YOUR GOAL
Begin with the line containing "Convert this chart to D3.js code." and end with the line containing "const plotLeft = 58.5, plotRight". Give those lines again exactly, leaving out the images.

TASK MATERIAL
-- Begin --
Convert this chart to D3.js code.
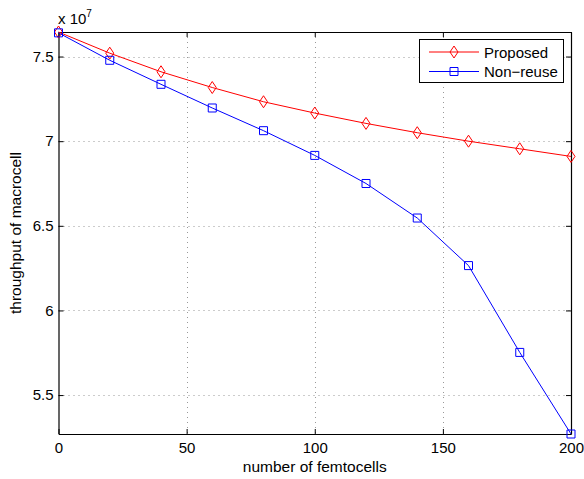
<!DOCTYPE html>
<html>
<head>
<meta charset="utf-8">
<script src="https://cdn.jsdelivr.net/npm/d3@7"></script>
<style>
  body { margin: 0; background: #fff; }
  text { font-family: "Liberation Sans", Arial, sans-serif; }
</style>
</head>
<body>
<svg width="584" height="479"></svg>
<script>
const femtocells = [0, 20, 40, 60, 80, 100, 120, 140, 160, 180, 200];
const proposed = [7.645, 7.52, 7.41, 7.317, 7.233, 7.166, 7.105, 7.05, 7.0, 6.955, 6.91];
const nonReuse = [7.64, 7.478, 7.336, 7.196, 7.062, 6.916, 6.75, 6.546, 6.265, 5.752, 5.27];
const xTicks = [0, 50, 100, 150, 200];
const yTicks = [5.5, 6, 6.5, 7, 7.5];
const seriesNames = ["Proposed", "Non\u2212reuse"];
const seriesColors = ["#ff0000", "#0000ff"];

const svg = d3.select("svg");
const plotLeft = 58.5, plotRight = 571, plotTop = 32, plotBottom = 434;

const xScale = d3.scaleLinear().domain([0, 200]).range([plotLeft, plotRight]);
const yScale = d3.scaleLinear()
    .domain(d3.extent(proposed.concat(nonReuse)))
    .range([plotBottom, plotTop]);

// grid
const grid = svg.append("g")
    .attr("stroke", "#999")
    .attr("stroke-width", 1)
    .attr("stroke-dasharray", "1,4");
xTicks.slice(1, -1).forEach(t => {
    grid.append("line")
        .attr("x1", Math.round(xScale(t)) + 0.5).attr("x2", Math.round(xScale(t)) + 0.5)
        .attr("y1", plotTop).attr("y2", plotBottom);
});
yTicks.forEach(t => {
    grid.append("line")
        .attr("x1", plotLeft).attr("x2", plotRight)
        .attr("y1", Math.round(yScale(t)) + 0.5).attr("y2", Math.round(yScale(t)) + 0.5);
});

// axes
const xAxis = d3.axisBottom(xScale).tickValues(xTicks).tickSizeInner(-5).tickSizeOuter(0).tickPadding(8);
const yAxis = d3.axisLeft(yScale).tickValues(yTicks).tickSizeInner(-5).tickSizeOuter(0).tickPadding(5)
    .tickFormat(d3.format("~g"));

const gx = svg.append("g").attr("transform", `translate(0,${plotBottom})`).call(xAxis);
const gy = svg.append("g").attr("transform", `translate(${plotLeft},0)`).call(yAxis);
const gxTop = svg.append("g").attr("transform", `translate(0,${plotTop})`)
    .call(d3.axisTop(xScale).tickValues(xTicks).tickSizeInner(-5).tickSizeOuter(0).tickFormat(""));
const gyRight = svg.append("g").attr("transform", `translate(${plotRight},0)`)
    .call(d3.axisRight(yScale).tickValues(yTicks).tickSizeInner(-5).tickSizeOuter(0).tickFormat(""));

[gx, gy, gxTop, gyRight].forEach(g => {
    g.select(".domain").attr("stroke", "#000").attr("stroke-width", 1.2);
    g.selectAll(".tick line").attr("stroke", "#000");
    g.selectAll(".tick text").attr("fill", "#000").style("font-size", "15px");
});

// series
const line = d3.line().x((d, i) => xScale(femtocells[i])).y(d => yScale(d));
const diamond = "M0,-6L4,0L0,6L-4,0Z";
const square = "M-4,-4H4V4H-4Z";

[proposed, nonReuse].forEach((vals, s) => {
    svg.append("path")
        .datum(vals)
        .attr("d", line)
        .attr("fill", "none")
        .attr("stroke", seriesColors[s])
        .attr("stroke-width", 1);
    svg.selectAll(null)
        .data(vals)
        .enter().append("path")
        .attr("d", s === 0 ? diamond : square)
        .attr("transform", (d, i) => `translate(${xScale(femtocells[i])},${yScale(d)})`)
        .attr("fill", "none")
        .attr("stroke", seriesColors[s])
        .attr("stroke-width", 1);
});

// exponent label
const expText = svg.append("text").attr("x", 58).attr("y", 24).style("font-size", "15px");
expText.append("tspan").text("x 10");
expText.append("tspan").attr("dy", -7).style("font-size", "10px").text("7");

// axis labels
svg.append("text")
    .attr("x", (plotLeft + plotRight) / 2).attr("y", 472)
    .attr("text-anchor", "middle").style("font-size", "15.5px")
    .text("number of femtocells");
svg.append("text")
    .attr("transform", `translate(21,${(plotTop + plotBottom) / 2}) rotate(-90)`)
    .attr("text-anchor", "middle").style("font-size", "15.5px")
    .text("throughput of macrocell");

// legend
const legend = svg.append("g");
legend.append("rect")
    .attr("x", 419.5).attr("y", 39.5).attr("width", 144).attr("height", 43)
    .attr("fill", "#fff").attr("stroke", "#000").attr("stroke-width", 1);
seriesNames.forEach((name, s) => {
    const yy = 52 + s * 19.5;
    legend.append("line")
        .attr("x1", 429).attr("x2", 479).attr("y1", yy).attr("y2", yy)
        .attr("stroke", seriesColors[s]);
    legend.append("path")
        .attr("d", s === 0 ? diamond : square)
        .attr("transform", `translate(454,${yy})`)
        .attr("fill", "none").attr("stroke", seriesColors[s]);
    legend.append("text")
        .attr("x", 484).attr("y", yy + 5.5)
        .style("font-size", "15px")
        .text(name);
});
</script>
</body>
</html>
-- End --
-- Begin --
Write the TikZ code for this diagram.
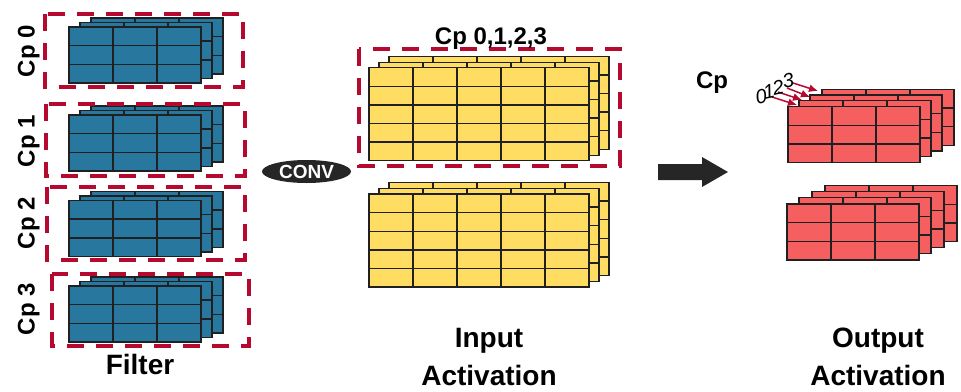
-- End --
-- Begin --
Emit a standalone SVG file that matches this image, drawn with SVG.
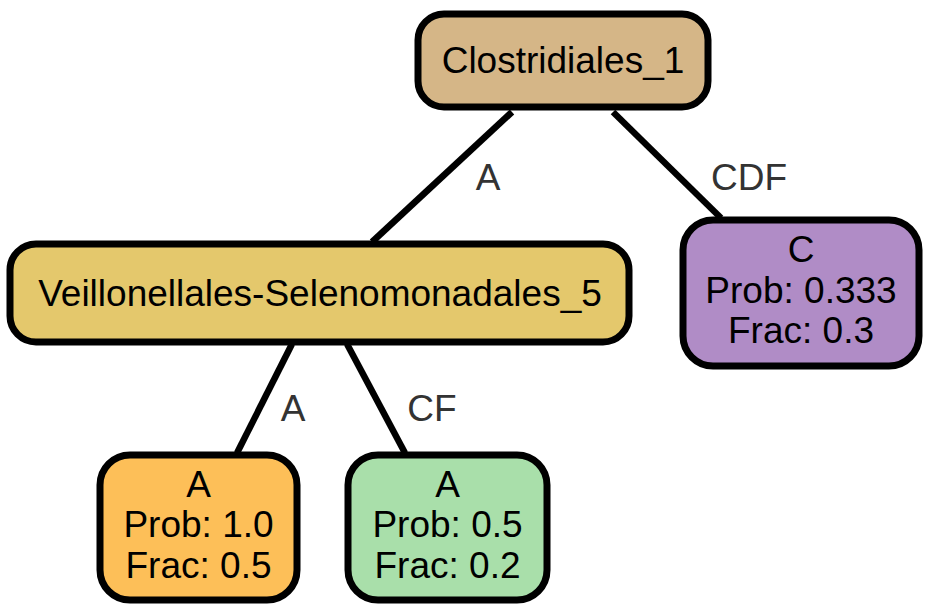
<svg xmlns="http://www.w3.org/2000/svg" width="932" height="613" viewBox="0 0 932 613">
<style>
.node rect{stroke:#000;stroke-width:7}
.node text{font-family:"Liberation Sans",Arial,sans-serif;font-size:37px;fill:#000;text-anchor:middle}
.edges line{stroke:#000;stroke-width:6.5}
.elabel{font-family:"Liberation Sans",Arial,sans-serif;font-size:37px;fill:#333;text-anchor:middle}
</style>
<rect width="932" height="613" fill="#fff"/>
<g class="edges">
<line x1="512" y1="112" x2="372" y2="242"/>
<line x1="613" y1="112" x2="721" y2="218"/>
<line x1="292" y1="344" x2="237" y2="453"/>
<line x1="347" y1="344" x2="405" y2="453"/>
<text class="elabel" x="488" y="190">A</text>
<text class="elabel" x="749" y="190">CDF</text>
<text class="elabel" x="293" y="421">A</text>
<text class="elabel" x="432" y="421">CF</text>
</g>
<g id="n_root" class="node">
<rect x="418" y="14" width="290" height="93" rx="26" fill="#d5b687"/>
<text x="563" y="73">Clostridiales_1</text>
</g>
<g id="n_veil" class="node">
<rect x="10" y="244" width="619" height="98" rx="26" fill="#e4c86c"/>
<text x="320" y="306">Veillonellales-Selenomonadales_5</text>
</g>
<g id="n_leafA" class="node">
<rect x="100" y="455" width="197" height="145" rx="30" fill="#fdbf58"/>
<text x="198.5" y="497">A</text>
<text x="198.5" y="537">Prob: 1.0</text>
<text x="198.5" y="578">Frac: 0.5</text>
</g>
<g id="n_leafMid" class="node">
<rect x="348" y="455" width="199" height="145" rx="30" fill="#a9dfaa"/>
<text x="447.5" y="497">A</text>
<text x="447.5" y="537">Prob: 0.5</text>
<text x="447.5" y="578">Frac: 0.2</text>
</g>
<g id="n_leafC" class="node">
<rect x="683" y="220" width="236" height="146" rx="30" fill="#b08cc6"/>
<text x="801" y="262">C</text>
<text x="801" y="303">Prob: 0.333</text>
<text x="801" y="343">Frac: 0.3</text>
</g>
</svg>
-- End --
SOLVED PROBLEM
Convert this chart to D3.js code.
<!DOCTYPE html>
<html>
<head>
<meta charset="utf-8">
<script src="https://cdn.jsdelivr.net/npm/d3@7"></script>
<style>
  body { margin: 0; background: #fff; }
  text { font-family: "Liberation Sans", Arial, sans-serif; }
</style>
</head>
<body>
<svg width="584" height="479"></svg>
<script>
const femtocells = [0, 20, 40, 60, 80, 100, 120, 140, 160, 180, 200];
const proposed = [7.645, 7.52, 7.41, 7.317, 7.233, 7.166, 7.105, 7.05, 7.0, 6.955, 6.91];
const nonReuse = [7.64, 7.478, 7.336, 7.196, 7.062, 6.916, 6.75, 6.546, 6.265, 5.752, 5.27];
const xTicks = [0, 50, 100, 150, 200];
const yTicks = [5.5, 6, 6.5, 7, 7.5];
const seriesNames = ["Proposed", "Non\u2212reuse"];
const seriesColors = ["#ff0000", "#0000ff"];

const svg = d3.select("svg");
const plotLeft = 58.5, plotRight = 571, plotTop = 32, plotBottom = 434;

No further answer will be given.